DETROIT -

Detroit held a water fair in the Cobo Center on Saturday morning amidst a crisis in which many locals have flirted with the dangerous possibility of having their water shut off completely, due to unpaid bills.

The number of delinquent customers at the water fair rose during the moratorium. Now there's a mad rush as everyone tries to avoid having their water shut off.

Local 4's Shawn Ley started hearing individual stories before he could even reach the front door of Cobo. For example, Katina Harris, a caretaker at her home, is struggling to keep her water on.

Harris' past due bill address to "resident" came to her home, but she doesn't have the money to pay the bill and her water is dangerously close to being turned off.

"It would be hell," Harris said of her potential issue of losing her water.

Inside the fair, the line stretches the length of Cobo Center, each person with a reason why they haven't paid their water bill or why they can't pay their water bill.

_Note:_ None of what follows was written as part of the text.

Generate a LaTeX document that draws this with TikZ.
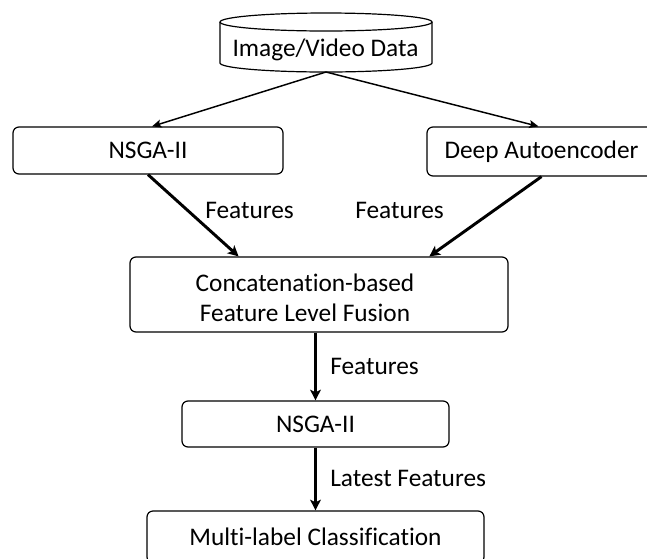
\documentclass[tikz,border=0pt]{standalone}
\usepackage{fontspec}
\setmainfont{Carlito}[Ligatures=NoCommon]
\usetikzlibrary{arrows.meta,calc}
\begin{document}
\begin{tikzpicture}[x=0.75pt,y=-0.75pt,
  every node/.style={font=\fontsize{19}{22.5}\selectfont},
  procbox/.style={draw,rounded corners=4.5pt,line width=0.9pt,inner sep=0pt,align=center},
  thinarrow/.style={line width=1.1pt,-{Stealth[length=7pt,width=6pt,inset=1.5pt]}},
  thickarrow/.style={line width=2.2pt,-{Stealth[length=8pt,width=8pt,inset=2pt]}},
  lbl/.style={anchor=base west,inner sep=0pt}]
\useasboundingbox (0,0) rectangle (647,558);
\clip (0,0) rectangle (647,558);
\fill[white] (0,0) rectangle (647,558);

% data store drawn as a cylinder
\draw[line width=0.9pt] (326,22) ellipse [x radius=79.5pt, y radius=6.75pt];
\draw[line width=0.9pt] (220,22) -- (220,63)
  arc[start angle=180, end angle=360, x radius=79.5pt, y radius=6.75pt] -- (432,22);
\node[inner sep=0pt,anchor=base] (data) at (325.5,56) {Image/Video Data};
\coordinate (src) at (326,72);

% processing stages
\node[procbox,minimum width=202.5pt,minimum height=35.25pt] (nsgaA) at (148,150.5) {NSGA-II};
\node[procbox,minimum width=171.75pt,minimum height=36.75pt] (dae) at (541.5,151.5) {Deep Autoencoder};
\node[procbox,minimum width=283.5pt,minimum height=56.25pt] (fuse) at (319,294.5) {};
\node[align=center,inner sep=0pt] (fusetext) at (305,298) {Concatenation-based\\Feature Level Fusion};
\node[procbox,minimum width=200.25pt,minimum height=34.5pt] (nsgaB) at (315.5,424) {NSGA-II};
\node[procbox,minimum width=252.75pt,minimum height=39pt] (mlc) at (315.5,537) {Multi-label Classification};

% connectors
\draw[thinarrow] (src) -- ($(nsgaA.north)+(4,0)$);
\draw[thinarrow] (src) -- ($(dae.north)+(-3,0)$);
\draw[thickarrow] (nsgaA.south) -- ($(fuse.north west)!0.288!(fuse.north east)$);
\draw[thickarrow] (dae.south) -- ($(fuse.north west)!0.791!(fuse.north east)$);
\draw[thickarrow] (fuse.south -| nsgaB.north) -- (nsgaB.north);
\draw[thickarrow] (nsgaB.south) -- (mlc.north);

% connector labels
\node[lbl] (featA) at (205,218) {Features};
\node[lbl] (featB) at (355,218) {Features};
\node[lbl] (featC) at (330,374) {Features};
\node[lbl] (featD) at (330,486) {Latest Features};
\end{tikzpicture}
\end{document}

Others are simply there to work out confusion about their water situations.

People like Ken Hall, who owes $1,200, are hoping for some answers.

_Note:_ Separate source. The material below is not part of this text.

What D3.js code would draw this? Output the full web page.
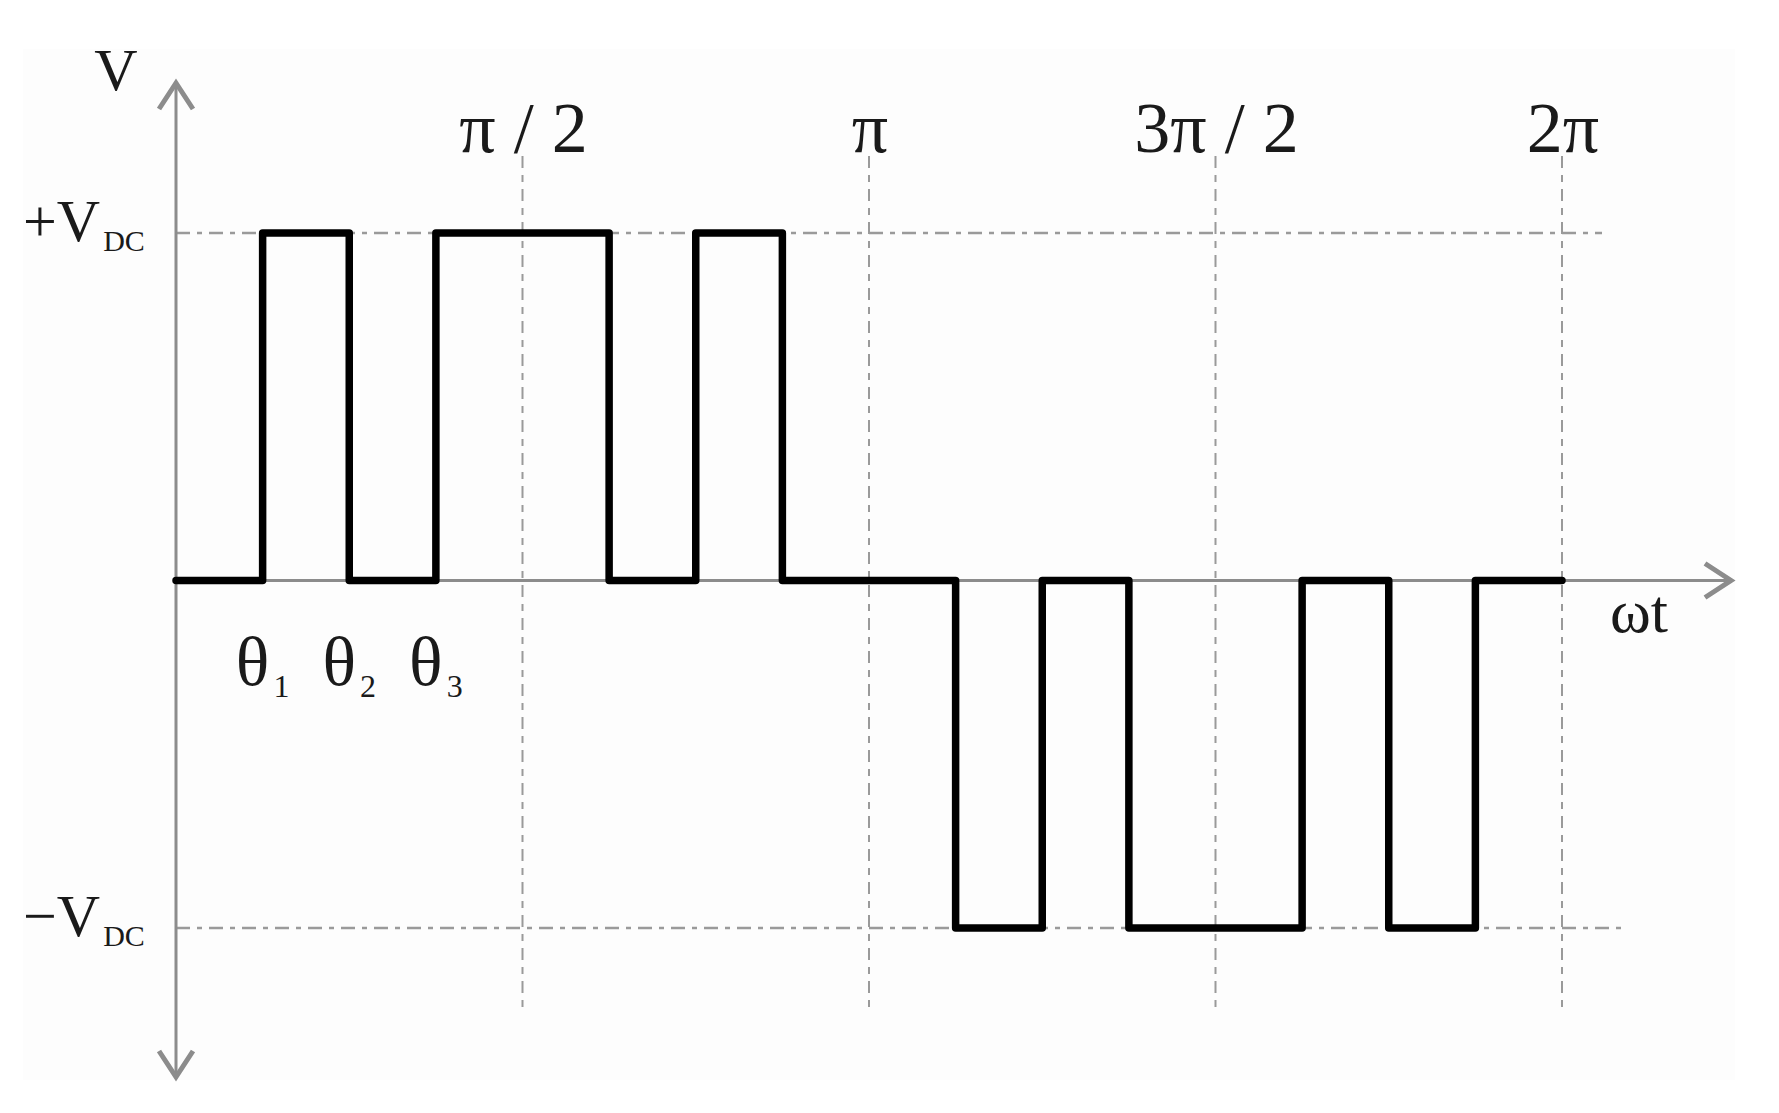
<!DOCTYPE html>
<html>
<head>
<meta charset="utf-8">
<script src="https://cdn.jsdelivr.net/npm/d3@7"></script>
<style>
  html, body { margin: 0; padding: 0; background: #ffffff; }
  svg { display: block; }
  text { font-family: "Liberation Serif", "DejaVu Serif", serif; fill: #1a1a1a; }
</style>
</head>
<body>
<svg id="chart" width="1779" height="1113"></svg>
<script>
// ---- data ----
const switchAnglesDeg = [0, 22.5, 45, 67.5, 112.5, 135, 157.5, 202.5, 225, 247.5, 292.5, 315, 337.5, 360];
const outputLevels    = [0, 1, 0, 1, 0, 1, 0, -1, 0, -1, 0, -1, 0, 0];
const tickAnglesDeg   = [90, 180, 270, 360];
const tickLabels      = ["π / 2", "π", "3π / 2", "2π"];
const levelValues     = [1, -1];
const levelLabels     = ["+V", "−V"];
const levelSub        = ["DC", "DC"];
const thetaAnglesDeg  = [22.5, 45, 67.5];
const thetaSubs       = ["1", "2", "3"];
const xAxisTitle      = "ωt";
const yAxisTitle      = "V";

// ---- layout ----
const svg = d3.select("#chart");
const x = d3.scaleLinear().domain([0, 360]).range([176, 1562]);
const y = d3.scaleLinear().domain([-1, 1]).range([928, 233]);
const axisColor = "#8c8c8c";
const gridColor = "#9a9a9a";

// panel background
svg.append("rect").attr("x", 23).attr("y", 49).attr("width", 1712).attr("height", 1031)
  .attr("fill", "#fdfdfd");
svg.append("clipPath").attr("id", "panelClip")
  .append("rect").attr("x", 23).attr("y", 49).attr("width", 1712).attr("height", 1031);

// vertical grid lines
svg.append("g").selectAll("line").data(tickAnglesDeg).join("line")
  .attr("x1", d => x(d)).attr("x2", d => x(d))
  .attr("y1", 156).attr("y2", 1007)
  .attr("stroke", gridColor).attr("stroke-width", 2)
  .attr("stroke-dasharray", "12,7,7,7");

// horizontal level lines
const levelEnds = [1602, 1622];
svg.append("g").selectAll("line").data(levelValues).join("line")
  .attr("x1", x(0)).attr("x2", (d, i) => levelEnds[i])
  .attr("y1", d => y(d)).attr("y2", d => y(d))
  .attr("stroke", gridColor).attr("stroke-width", 2.5)
  .attr("stroke-dasharray", "14,7,5,7");

// axes
const axes = svg.append("g").attr("stroke", axisColor).attr("fill", "none");
axes.append("line").attr("x1", x(0)).attr("x2", x(0)).attr("y1", 82).attr("y2", 1078).attr("stroke-width", 3);
axes.append("line").attr("x1", x(0)).attr("x2", 1732).attr("y1", y(0)).attr("y2", y(0)).attr("stroke-width", 3);
// arrow heads (chevrons)
const x0 = x(0), yz = y(0);
axes.append("path").attr("d", `M${x0 - 17},${109} L${x0},${83} L${x0 + 17},${109}`).attr("stroke-width", 5);
axes.append("path").attr("d", `M${x0 - 17},${1051} L${x0},${1077} L${x0 + 17},${1051}`).attr("stroke-width", 5);
axes.append("path").attr("d", `M${1705},${yz - 17} L${1731},${yz} L${1705},${yz + 17}`).attr("stroke-width", 5);

// waveform
const data = switchAnglesDeg.map((a, i) => ({ a, v: outputLevels[i] }));
const line = d3.line().x(d => x(d.a)).y(d => y(d.v)).curve(d3.curveStepAfter);
svg.append("path").datum(data)
  .attr("d", line)
  .attr("fill", "none").attr("stroke", "#000").attr("stroke-width", 7.5)
  .attr("stroke-linejoin", "round").attr("stroke-linecap", "round");

// tick labels
svg.append("g").selectAll("text").data(tickAnglesDeg).join("text")
  .attr("x", d => x(d) + 1).attr("y", 152)
  .attr("text-anchor", "middle").attr("font-size", 72)
  .text((d, i) => tickLabels[i]);

// level labels
const levelText = svg.append("g").selectAll("text").data(levelValues).join("text")
  .attr("x", 23).attr("y", d => y(d) + 8).attr("font-size", 60);
levelText.append("tspan").text((d, i) => levelLabels[i]);
levelText.append("tspan").attr("font-size", 30).attr("dy", 10).attr("dx", 3).text((d, i) => levelSub[i]);

// theta labels
const thetaText = svg.append("g").selectAll("text").data(thetaAnglesDeg).join("text")
  .attr("x", d => x(d)).attr("y", 685).attr("text-anchor", "middle").attr("font-size", 70);
thetaText.append("tspan").text("θ");
thetaText.append("tspan").attr("font-size", 32).attr("dy", 12).attr("dx", 4).text((d, i) => thetaSubs[i]);

// axis titles
svg.append("text").attr("x", 1610).attr("y", 632).attr("font-size", 62).text(xAxisTitle);
svg.append("text").attr("x", 116).attr("y", 90).attr("text-anchor", "middle").attr("font-size", 60)
  .attr("clip-path", "url(#panelClip)").text(yAxisTitle);
</script>
</body>
</html>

Hall owes hundreds of dollars because he turned his water on illegally after it was shut off.

"I'm hoping I can make some sort of arrangements so I can get the water put back on," Hall said.

That's what the city's water affordability event is all about.

Since the water crisis began 20,000 delinquent customers have entered into a payment plan and the same number have not, and therefore owe an average of $400.

Assistance is available, but a 10 percent down payment is required. Many people say they don't have the money to pay 10 percent; customers are given two weeks to come up with that money.

"Which gives them time to connect with DHS, Wayne-Metro and others who may be able to assist them with that down payment," said DWSD Director Sue McCormick.

So what's next? DWSD put notices on the doors of customers who are going to have their water shut off. They're hoping to hear from those customers to avoid shutting off their water.